HARP is an image analysis technology that works hand-in-hand with tagged magnetic resonance (MR) data. Tagged MR images are enhanced with regular patterns that encode the motion of the underlying tissue; making it easier to visualize and quantitatively analyze the motion. Tagging is especially good for imaging repetitive muscle motion, such as the muscles that give rise to the contraction of the heart. Prior to the invention of HARP in the late 1990’s, tagged MR images were either visually observed or perhaps analyzed by hand in order to better understand the mechanics of cardiac motion—in other words, the function of the heart. However these were very time consuming and hindered a wider use of tagging.

Although great strides were made in medical science related to cardiac mechanics, routine clinical use of tagged MR data was impossible prior to HARP—due to the long processing times. The key discovery in HARP is that motion can be automatically and robustly decoded using the harmonic phases of the tagged images. By carrying out key processing steps in the Fourier transform domain—also called k-space within the magnetic resonance physics community, weak signals, tag fading, and even motion artifacts are largely irrelevant to the analysis. The harmonic phases can be decoded to recover the motion of any point within the heart muscle, which allows the program to automatically track the contraction of the heart and recover the mechanical strain taking place at each point in the heart, which allows the program to characterize the regional function of the heart.

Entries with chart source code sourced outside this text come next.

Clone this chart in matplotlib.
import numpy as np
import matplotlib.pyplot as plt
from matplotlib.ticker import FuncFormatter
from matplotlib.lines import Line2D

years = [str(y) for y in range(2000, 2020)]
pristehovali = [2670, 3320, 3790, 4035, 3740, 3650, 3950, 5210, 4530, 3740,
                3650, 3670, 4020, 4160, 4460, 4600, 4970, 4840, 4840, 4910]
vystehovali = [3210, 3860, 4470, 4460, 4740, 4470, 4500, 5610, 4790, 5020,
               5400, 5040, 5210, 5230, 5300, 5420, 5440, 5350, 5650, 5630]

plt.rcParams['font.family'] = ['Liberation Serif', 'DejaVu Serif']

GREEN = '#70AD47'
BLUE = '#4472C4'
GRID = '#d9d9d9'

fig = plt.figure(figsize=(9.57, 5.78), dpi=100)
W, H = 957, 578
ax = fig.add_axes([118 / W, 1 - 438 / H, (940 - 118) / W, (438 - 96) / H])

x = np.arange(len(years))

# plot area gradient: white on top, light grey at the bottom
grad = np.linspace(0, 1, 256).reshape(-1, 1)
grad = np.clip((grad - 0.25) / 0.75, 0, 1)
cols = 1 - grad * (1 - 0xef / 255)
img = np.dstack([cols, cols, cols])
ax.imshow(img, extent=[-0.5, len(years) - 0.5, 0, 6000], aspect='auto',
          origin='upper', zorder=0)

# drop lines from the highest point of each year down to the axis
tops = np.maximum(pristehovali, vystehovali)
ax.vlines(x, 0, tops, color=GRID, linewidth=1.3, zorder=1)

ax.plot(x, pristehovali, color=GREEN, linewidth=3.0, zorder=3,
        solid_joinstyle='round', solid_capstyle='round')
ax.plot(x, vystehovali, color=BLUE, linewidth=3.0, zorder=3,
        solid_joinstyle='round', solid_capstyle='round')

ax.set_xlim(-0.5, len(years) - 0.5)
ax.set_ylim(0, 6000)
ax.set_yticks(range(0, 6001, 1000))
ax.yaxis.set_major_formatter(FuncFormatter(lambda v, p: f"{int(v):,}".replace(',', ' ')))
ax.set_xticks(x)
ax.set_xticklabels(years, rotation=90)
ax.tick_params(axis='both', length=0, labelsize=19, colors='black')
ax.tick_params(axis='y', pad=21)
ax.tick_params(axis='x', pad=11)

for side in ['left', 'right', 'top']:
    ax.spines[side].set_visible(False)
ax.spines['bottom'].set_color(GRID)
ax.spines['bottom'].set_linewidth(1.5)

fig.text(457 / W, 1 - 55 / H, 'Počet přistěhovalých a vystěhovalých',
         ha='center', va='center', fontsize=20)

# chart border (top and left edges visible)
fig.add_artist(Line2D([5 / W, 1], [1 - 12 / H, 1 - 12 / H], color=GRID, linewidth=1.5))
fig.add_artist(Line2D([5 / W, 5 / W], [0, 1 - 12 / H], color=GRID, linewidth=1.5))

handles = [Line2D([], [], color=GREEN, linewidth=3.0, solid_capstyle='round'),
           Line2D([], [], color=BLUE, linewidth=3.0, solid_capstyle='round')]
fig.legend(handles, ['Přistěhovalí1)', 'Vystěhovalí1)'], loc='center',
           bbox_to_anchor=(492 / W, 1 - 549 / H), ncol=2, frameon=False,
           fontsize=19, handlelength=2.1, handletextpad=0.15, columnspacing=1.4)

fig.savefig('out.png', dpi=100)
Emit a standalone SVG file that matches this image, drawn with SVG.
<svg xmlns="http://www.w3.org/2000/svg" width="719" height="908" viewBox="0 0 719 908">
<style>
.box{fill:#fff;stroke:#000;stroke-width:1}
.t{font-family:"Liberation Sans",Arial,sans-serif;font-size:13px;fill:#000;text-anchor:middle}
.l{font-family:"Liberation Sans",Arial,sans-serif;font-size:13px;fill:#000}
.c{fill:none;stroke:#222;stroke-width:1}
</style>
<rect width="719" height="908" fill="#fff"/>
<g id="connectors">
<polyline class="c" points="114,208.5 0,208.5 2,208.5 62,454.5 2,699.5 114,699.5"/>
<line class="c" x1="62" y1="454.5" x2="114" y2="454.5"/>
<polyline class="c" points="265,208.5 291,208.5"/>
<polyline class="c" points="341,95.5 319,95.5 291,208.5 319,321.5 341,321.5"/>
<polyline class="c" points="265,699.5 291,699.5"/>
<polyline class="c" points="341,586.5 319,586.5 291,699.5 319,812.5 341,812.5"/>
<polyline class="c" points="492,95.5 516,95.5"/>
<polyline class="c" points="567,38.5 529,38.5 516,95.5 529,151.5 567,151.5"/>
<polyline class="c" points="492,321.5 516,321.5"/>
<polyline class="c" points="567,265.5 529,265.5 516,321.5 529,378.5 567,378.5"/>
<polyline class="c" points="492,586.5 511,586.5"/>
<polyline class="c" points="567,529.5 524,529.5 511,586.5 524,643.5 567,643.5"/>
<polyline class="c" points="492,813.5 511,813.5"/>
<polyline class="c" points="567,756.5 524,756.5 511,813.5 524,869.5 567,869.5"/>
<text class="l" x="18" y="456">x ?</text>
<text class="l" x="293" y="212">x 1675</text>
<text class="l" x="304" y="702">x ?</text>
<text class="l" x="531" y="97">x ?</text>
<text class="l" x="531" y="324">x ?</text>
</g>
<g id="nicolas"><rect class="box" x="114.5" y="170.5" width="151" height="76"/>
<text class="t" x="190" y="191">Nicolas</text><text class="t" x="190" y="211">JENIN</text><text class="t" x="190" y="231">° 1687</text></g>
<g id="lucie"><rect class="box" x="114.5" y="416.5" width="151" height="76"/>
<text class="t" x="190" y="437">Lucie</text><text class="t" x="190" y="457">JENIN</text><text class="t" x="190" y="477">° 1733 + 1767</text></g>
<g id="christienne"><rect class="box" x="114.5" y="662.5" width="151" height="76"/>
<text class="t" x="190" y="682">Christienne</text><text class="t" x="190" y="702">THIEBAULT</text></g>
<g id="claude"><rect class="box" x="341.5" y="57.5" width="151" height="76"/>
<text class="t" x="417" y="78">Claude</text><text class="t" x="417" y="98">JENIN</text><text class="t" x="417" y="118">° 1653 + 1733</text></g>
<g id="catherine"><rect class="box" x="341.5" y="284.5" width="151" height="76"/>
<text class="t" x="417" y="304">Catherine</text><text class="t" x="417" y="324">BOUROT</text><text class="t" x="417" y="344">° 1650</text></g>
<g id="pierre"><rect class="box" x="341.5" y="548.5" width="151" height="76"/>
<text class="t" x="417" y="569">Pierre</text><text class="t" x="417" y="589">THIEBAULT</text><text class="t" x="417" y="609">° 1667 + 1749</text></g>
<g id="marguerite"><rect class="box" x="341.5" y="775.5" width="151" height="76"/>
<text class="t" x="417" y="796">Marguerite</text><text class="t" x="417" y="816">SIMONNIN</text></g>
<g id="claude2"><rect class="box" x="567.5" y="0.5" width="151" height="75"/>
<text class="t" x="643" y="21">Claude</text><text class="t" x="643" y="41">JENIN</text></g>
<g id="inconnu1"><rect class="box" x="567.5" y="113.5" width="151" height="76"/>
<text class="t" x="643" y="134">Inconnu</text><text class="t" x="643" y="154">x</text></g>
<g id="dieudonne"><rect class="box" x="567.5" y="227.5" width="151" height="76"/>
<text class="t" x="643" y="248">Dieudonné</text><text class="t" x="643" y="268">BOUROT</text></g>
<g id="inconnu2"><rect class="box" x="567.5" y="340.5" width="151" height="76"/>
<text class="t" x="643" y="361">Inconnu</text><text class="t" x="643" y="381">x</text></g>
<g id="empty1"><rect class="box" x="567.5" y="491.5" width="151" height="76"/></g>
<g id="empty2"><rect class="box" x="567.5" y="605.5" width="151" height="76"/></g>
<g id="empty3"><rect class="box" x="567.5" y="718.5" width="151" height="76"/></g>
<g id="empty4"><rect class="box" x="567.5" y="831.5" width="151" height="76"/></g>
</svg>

Computation of the motion of several short-axis sections including the left ventricle of the heart is sufficient for the program to compute several standard measures of heart performance; for example ejection fraction. Computation of the strain within several short-axis sections is sufficient to identify regions of the heart muscle that are not performing well. Since MR tagging data are image sequences—that is, they are movies—this characterization can reveal both spatial as well as temporal anomalies. This makes HARP useful for finding ischemic or infarcted tissues as well as for dyssynchronous behavior that is indicative of electrical problems within the heart. Besides strain, the rotation and twisting of the left ventricle is also measured using HARP.

HARP is known to only characterize the two-dimensional motion and strain of the heart muscle—the so-called in-plane motion. Typically, HARP is most useful when coupled with short-axis images of the left ventricle; in this case the in-plane motions that are measured can be characterized as either radial (toward or away from the long axis of the left ventricle) or circumferential (around the ventricle) measures. If long-axis images are acquired, then HARP can yield both radial and longitudinal—from apex to base—measures. This restriction to two dimensions is not a limitation of HARP but of the conventional implementation of MR tagging on commercial MR scanners. With relatively simple modifications to conventional tagging pulse sequences, out-of-plane tags can be generated and through-plane motion and strain can be studied.